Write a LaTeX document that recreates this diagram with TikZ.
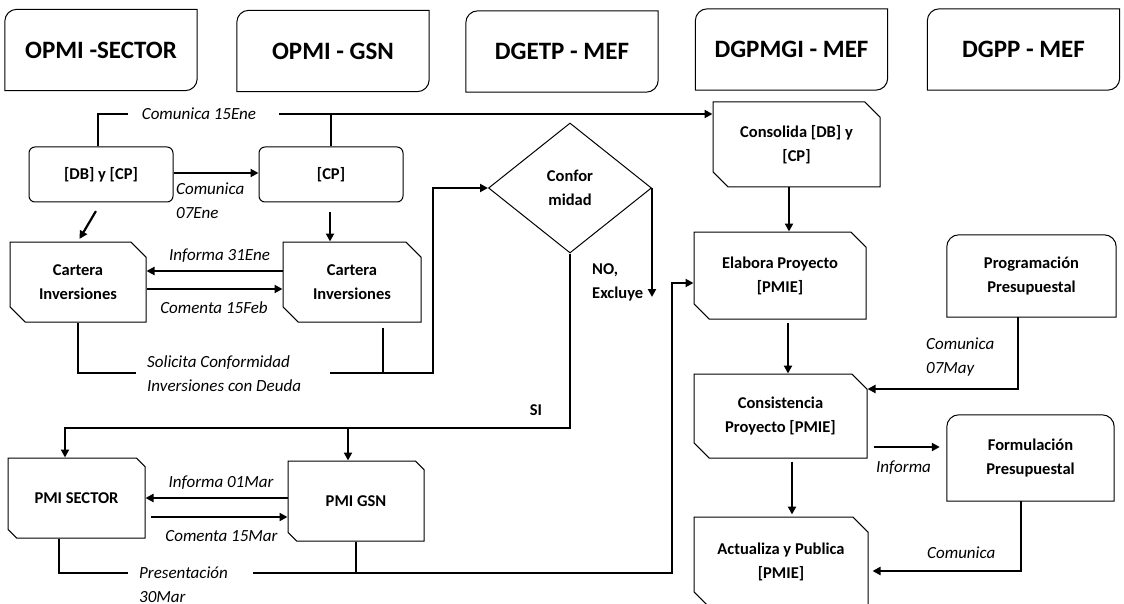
\documentclass[tikz,border=0pt]{standalone}
\usepackage{fontspec}
\setmainfont{Carlito}
\usetikzlibrary{shapes.geometric,shapes.misc,arrows.meta}

\begin{document}
\begin{tikzpicture}[x=1pt,y=-1pt]
	% Estilos para los nodos
	\tikzstyle{cabecera} = [minimum width=192pt, minimum height=81pt, inner sep=0pt, font=\fontsize{25}{28}\selectfont\bfseries]
	\tikzstyle{proceso} = [rectangle, rounded corners=6pt, draw=black, line width=1pt, minimum width=144pt, minimum height=55pt, text centered, font=\fontsize{16.5}{24}\selectfont\bfseries]
	\tikzstyle{documento} = [chamfered rectangle, chamfered rectangle corners={north east, south west}, chamfered rectangle xsep=12pt, draw=black, line width=1pt, inner sep=0pt, align=center, font=\fontsize{16.5}{24}\selectfont\bfseries]
	\tikzstyle{decision} = [diamond, draw=black, line width=1pt, aspect=1.25, minimum width=163pt, minimum height=130pt, inner sep=0pt, align=center, font=\fontsize{16.5}{24}\selectfont\bfseries]
	\tikzstyle{bloque} = [inner sep=0pt, align=center, font=\fontsize{16.5}{24}\selectfont\bfseries]
	\tikzstyle{etiqueta} = [inner sep=0pt, align=left, font=\fontsize{17}{24}\selectfont\itshape]
	\tikzstyle{decide} = [inner sep=0pt, align=left, font=\fontsize{16.5}{24}\selectfont\bfseries]
	\tikzstyle{borde} = [line width=1pt]
	\tikzstyle{linea} = [line width=2.2pt]
	\tikzstyle{flecha} = [line width=2.2pt, -{Triangle[length=8pt,width=8pt]}]
	\useasboundingbox (0,0) rectangle (1124,604);
	% Encabezados
	\node (hSector) [cabecera] at (101,50) {OPMI -SECTOR};
	\node (hGsn) [cabecera] at (333,51) {OPMI - GSN};
	\node (hDgetp) [cabecera] at (562,51.5) {DGETP - MEF};
	\node (hDgpmgi) [cabecera] at (791.5,49.5) {DGPMGI - MEF};
	\node (hDgpp) [cabecera] at (1023.5,49.5) {DGPP - MEF};
	\foreach \n in {hSector,hGsn,hDgetp,hDgpmgi,hDgpp}
		\draw[borde] (\n.south west) -- ([yshift=-12pt]\n.north west) arc[start angle=180, end angle=90, radius=12pt] -- (\n.north east) -- ([yshift=12pt]\n.south east) arc[start angle=0, end angle=-90, radius=12pt] -- cycle;
	% Nodos
	\node (dbcp) [proceso] at (101,174.5) {[DB] y [CP]};
	\node (cp) [proceso] at (331,174.5) {[CP]};
	\node (cartS) [documento, minimum width=136pt, minimum height=80pt] at (78,282) {Cartera\\Inversiones};
	\node (cartG) [documento, minimum width=138pt, minimum height=80pt] at (352,282) {Cartera\\Inversiones};
	\node (conf) [decision] at (570,188) {Confor\\midad};
	\node (pmiS) [documento, minimum width=137pt, minimum height=80pt] at (76.5,498) {PMI SECTOR};
	\node (pmiG) [documento, minimum width=136pt, minimum height=80pt] at (356,501) {PMI GSN};
	\node (consol) [documento, minimum width=167pt, minimum height=85pt] at (796.5,144.5) {Consolida [DB] y\\{}[CP]};
	\node (elab) [documento, minimum width=172pt, minimum height=87pt] at (780,275.5) {Elabora Proyecto\\{}[PMIE]};
	\node (consis) [documento, minimum width=173pt, minimum height=84pt] at (780.5,416) {Consistencia\\Proyecto [PMIE]};
	\node (actu) [documento, minimum width=174pt, minimum height=90pt] at (781,562) {Actualiza y Publica\\{}[PMIE]};
	\node (prog) [bloque, minimum width=169pt, minimum height=82pt] at (1031.5,276) {Programación\\Presupuestal};
	\node (form) [bloque, minimum width=167pt, minimum height=86pt] at (1030.5,458) {Formulación\\Presupuestal};
	\foreach \n in {prog,form}
		\draw[borde] (\n.south west) -- ([yshift=-12pt]\n.north west) arc[start angle=180, end angle=90, radius=12pt] -- ([xshift=-12pt]\n.north east) arc[start angle=90, end angle=0, radius=12pt] -- (\n.south east) -- cycle;
	% Puntos de paso
	\coordinate (c15a) at (128,114);
	\coordinate (c15b) at (279,114);
	\coordinate (solA) at (136,373);
	\coordinate (solB) at (330,373);
	\coordinate (solC) at (433,373);
	\coordinate (noFin) at (651,297);
	\coordinate (siL) at (65,428);
	\coordinate (siM) at (348,428);
	\coordinate (preA) at (128,573);
	\coordinate (preB) at (253,573);
	\coordinate (preC) at (672,573);
	% Flechas
	\draw [linea] (dbcp.north -| 98,0) |- (c15a);
	\draw [flecha] (c15b) -- (consol.west |- c15b);
	\draw [linea] (cp.north) -- (cp.north |- c15b);
	\draw [flecha] (dbcp.east |- 0,173) -- (cp.west |- 0,173);
	\draw [flecha, shorten <=10pt, shorten >=3pt] (dbcp.south) -- (cartS.north);
	\draw [flecha, shorten <=10pt] (cp.south -| 330,0) -- (cartG.north -| 330,0);
	\draw [flecha] (cartG.west |- 0,271) -- (cartS.east |- 0,271);
	\draw [flecha] (cartS.east |- 0,289) -- (cartG.west |- 0,289);
	\draw [linea] (cartS.south) |- (solA);
	\draw [flecha] (solB) -- (solC) |- (conf.west);
	\draw [linea, shorten <=5pt] (cartG.south -| 383,0) -- (solB -| 383,0);
	\draw [flecha] (conf.east) -- (conf.east |- noFin);
	\draw [flecha] (conf.south) |- (siL) -- (siL |- pmiS.north);
	\draw [flecha] (siM) -- (siM |- pmiG.north);
	\draw [flecha] (pmiG.west |- 0,498) -- (pmiS.east |- 0,498);
	\draw [flecha, shorten <=5pt] (pmiS.east |- 0,517) -- (pmiG.west |- 0,517);
	\draw [linea] (pmiS.south -| 59,0) |- (preA);
	\draw [flecha] (preB) -- (preC) |- (elab.west |- 0,283);
	\draw [linea] (pmiG.south) -- (pmiG.south |- preB);
	\draw [flecha] (consol.south -| 789,0) -- (elab.north -| 789,0);
	\draw [flecha, shorten <=3pt] (elab.south -| 788,0) -- (consis.north -| 788,0);
	\draw [flecha, shorten <=3pt, shorten >=2pt] (consis.south -| 792,0) -- (actu.north -| 792,0);
	\draw [flecha] (prog.south -| 1018,0) |- (consis.east |- 0,389);
	\draw [flecha, shorten <=6pt, shorten >=7pt] (consis.east |- 0,447) -- (form.west |- 0,447);
	\draw [flecha, shorten >=4pt] (form.south -| 1021,0) |- (actu.east |- 0,571);
	% Etiquetas
	\node (l15e) [etiqueta] at (199,114) {Comunica 15Ene};
	\node (l07e) [etiqueta, anchor=west] at (176,201) {Comunica\\07Ene};
	\node (l31e) [etiqueta] at (219.5,256) {Informa 31Ene};
	\node (l15f) [etiqueta] at (214,308) {Comenta 15Feb};
	\node (lsol) [etiqueta, anchor=west] at (147,374) {Solicita Conformidad\\Inversiones con Deuda};
	\node (lno) [decide, anchor=west] at (592,282.5) {NO,\\Excluye};
	\node (lsi) [decide] at (536,410) {SI};
	\node (l01m) [etiqueta] at (221,483) {Informa 01Mar};
	\node (l15m) [etiqueta] at (221.5,536) {Comenta 15Mar};
	\node (lpre) [etiqueta, anchor=west] at (139,585) {Presentación\\30Mar};
	\node (l07m) [etiqueta, anchor=west] at (926,357) {Comunica\\07May};
	\node (linf) [etiqueta, anchor=west] at (876,468) {Informa};
	\node (lcom) [etiqueta, anchor=west] at (927,553) {Comunica};
\end{tikzpicture}
\end{document}
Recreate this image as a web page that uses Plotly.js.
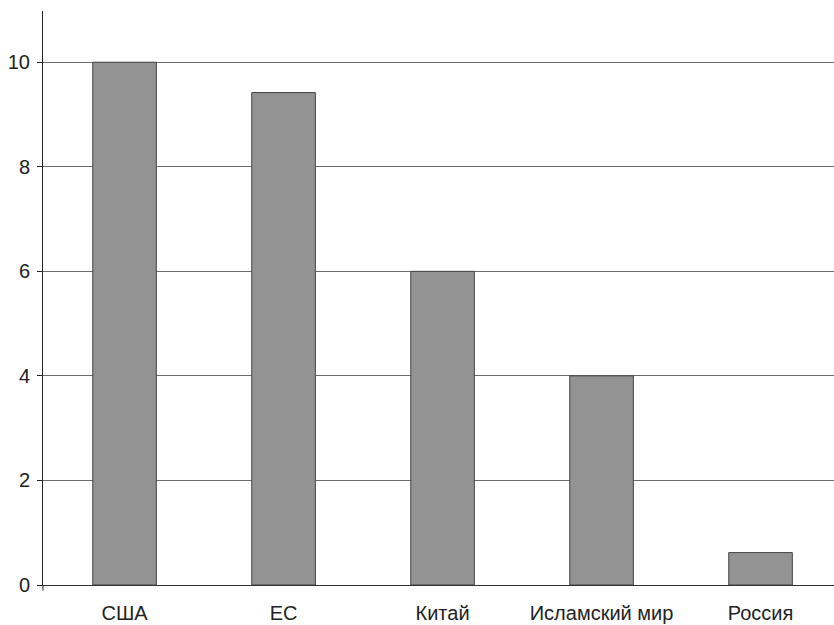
<!DOCTYPE html>
<html>
<head>
<meta charset="utf-8">
<script src="https://cdn.plot.ly/plotly-3.0.1.min.js"></script>
<style>html,body{margin:0;padding:0;background:#fff}#chart{width:834px;height:625px}</style>
</head>
<body>
<div id="chart"></div>
<script>
const categories = ["США", "ЕС", "Китай", "Исламский мир", "Россия"];
const values = [10, 9.42, 6, 4, 0.62];
const yTicks = [0, 2, 4, 6, 8, 10];

const trace = {
  type: "bar",
  x: categories,
  y: values,
  width: 0.4,
  marker: { color: "#939393", line: { color: "#444444", width: 1 } },
  hoverinfo: "none"
};

const layout = {
  width: 834,
  height: 625,
  margin: { l: 43, r: 0, t: 11, b: 40 },
  paper_bgcolor: "#ffffff",
  plot_bgcolor: "#ffffff",
  showlegend: false,
  font: { family: "Liberation Sans, Arial, sans-serif", size: 20, color: "#222222" },
  xaxis: {
    type: "category",
    range: [-0.513, 4.462],
    showline: true,
    linecolor: "#333333",
    linewidth: 1,
    ticks: "outside",
    ticklen: 10,
    tickcolor: "rgba(0,0,0,0)",
    showgrid: false,
    zeroline: false,
    automargin: false,
    fixedrange: true
  },
  yaxis: {
    range: [0, 10.98],
    tickvals: yTicks,
    ticktext: yTicks.map(String),
    showline: true,
    linecolor: "#222222",
    linewidth: 1,
    ticks: "outside",
    ticklen: 5,
    tickcolor: "#222222",
    ticklabelstandoff: 3,
    showgrid: true,
    gridcolor: "#6a6a6a",
    gridwidth: 1,
    zeroline: false,
    automargin: false,
    fixedrange: true
  },
  shapes: [
    { type: "line", xref: "paper", yref: "paper", x0: 0, x1: 0, y0: 0, y1: -0.01, line: { color: "#222222", width: 1 } }
  ]
};

Plotly.newPlot("chart", [trace], layout, { staticPlot: true, displayModeBar: false });
</script>
</body>
</html>
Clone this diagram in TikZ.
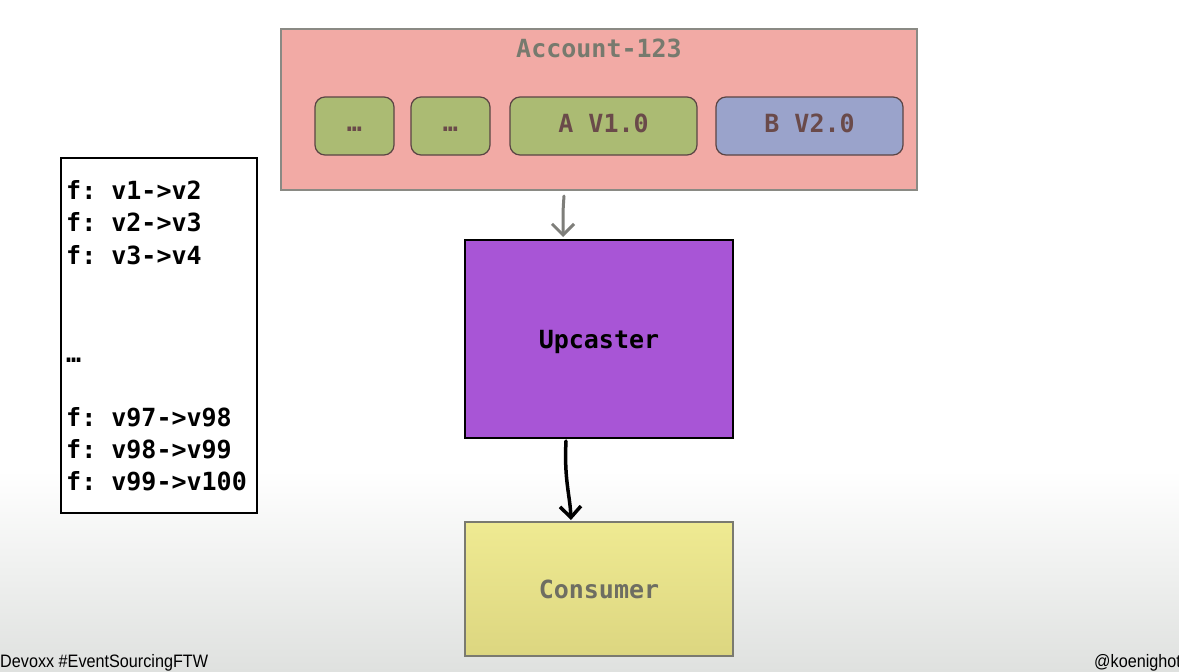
\documentclass[tikz,border=0pt]{standalone}
\usepackage{fontspec}
\usetikzlibrary{arrows.meta}
\newfontfamily\monofnt{DejaVu Sans Mono}
\newfontfamily\footfnt{Liberation Sans}[FakeStretch=0.9]
\definecolor{acctfill}{HTML}{F2AAA5}
\definecolor{acctdraw}{HTML}{8A8A84}
\definecolor{arrgray}{HTML}{7E7E7A}
\definecolor{titlegray}{HTML}{777A6E}
\definecolor{evgreen}{HTML}{ABBB73}
\definecolor{evblue}{HTML}{9AA3CB}
\definecolor{evdraw}{HTML}{5A4444}
\definecolor{evtext}{HTML}{6A4A4A}
\definecolor{upfill}{HTML}{A855D6}
\definecolor{contop}{HTML}{EFEA92}
\definecolor{conbot}{HTML}{DCD680}
\definecolor{condraw}{HTML}{7A7A70}
\definecolor{context}{HTML}{6E6E62}
\definecolor{bgbot}{HTML}{DFE1DF}
\tikzset{
  mt/.style={font=\monofnt\bfseries\fontsize{25}{30}\selectfont\frenchspacing},
  evbox/.style={rounded corners=10pt, draw=evdraw, line width=1.2pt, fill=#1, minimum height=58pt, inner sep=0pt},
  evlabel/.style={mt, text=evtext, inner sep=0pt},
  lline/.style={mt, anchor=base west, inner sep=0pt},
}
\begin{document}
\begin{tikzpicture}[x=1pt,y=-1pt]
\useasboundingbox (0,0) rectangle (1179,672);
\clip (0,0) rectangle (1179,672);
% background
\fill[white] (0,0) rectangle (1179,672);
\shade[top color=white, bottom color=bgbot] (0,470) rectangle (1179,672);

% account box
\node[draw=acctdraw, line width=1.5pt, fill=acctfill, minimum width=636pt, minimum height=161pt, inner sep=0pt] (acct) at (599,109.5) {};
\node[mt, text=titlegray, inner sep=0pt] (title) at (599,48) {Account-123};
\node[evbox=evgreen, minimum width=79pt] (e1) at (354.5,126) {};
\node[evbox=evgreen, minimum width=79pt] (e2) at (450.5,126) {};
\node[evbox=evgreen, minimum width=187pt] (e3) at (603.5,126) {};
\node[evbox=evblue, minimum width=187pt] (e4) at (809.5,126) {};
\node[evlabel] (t1) at (354.5,129) {…};
\node[evlabel] (t2) at (450.5,129) {…};
\node[evlabel] (t3) at (603.5,123) {A V1.0};
\node[evlabel] (t4) at (809.5,123) {B V2.0};

% upcaster
\node[draw=black, line width=2pt, fill=upfill, minimum width=268pt, minimum height=198pt, inner sep=0pt] (up) at (599,339) {};
\node[mt, text=black, inner sep=0pt, anchor=base] (uplabel) at (599,348) {Upcaster};

% consumer
\node[draw=condraw, line width=1.5pt, top color=contop, bottom color=conbot, minimum width=268pt, minimum height=134pt, inner sep=0pt] (con) at (599,589) {};
\node[mt, text=context, inner sep=0pt, anchor=base] (conlabel) at (599,598) {Consumer};

% arrows
\coordinate (a1s) at (564,196);
\coordinate (a1e) at (563,237);
\draw[arrgray, line width=3pt, line cap=round, -{Straight Barb[length=11pt,width=22pt,line width=3pt]}] (a1s) .. controls (563,210) .. (a1e);
\coordinate (a2s) at (566,441);
\coordinate (a2e) at (571,520);
\draw[black, line width=3.5pt, line cap=round, -{Straight Barb[length=11pt,width=21pt,line width=3.5pt]}] (a2s) .. controls (564,480) and (570,495) .. (a2e);

% left list box
\node[draw=black, line width=1.5pt, fill=white, minimum width=196pt, minimum height=355pt, inner sep=0pt] (list) at (159,335.5) {};
\node[lline] (l1) at (66,199) {f: v1->v2};
\node[lline] (l2) at (66,231) {f: v2->v3};
\node[lline] (l3) at (66,264) {f: v3->v4};
\node[lline] (l4) at (66,362) {…};
\node[lline] (l5) at (66,426) {f: v97->v98};
\node[lline] (l6) at (66,458) {f: v98->v99};
\node[lline] (l7) at (66,490) {f: v99->v100};

% footer
\node[anchor=base west, inner sep=0pt, font=\footfnt\fontsize{18}{20}\selectfont, text=black] (foot) at (0,667) {Devoxx \#EventSourcingFTW};
\node[anchor=base west, inner sep=0pt, font=\footfnt\fontsize{18}{20}\selectfont, text=black] (handle) at (1094,667) {@koenighot};
\end{tikzpicture}
\end{document}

******************************

» **Exercise requirements**
Using the listing above, return all lines where the word "diagram" occurs.

» **Solved exercise**
Write a LaTeX document that recreates this diagram with TikZ.
Clone this diagram in TikZ.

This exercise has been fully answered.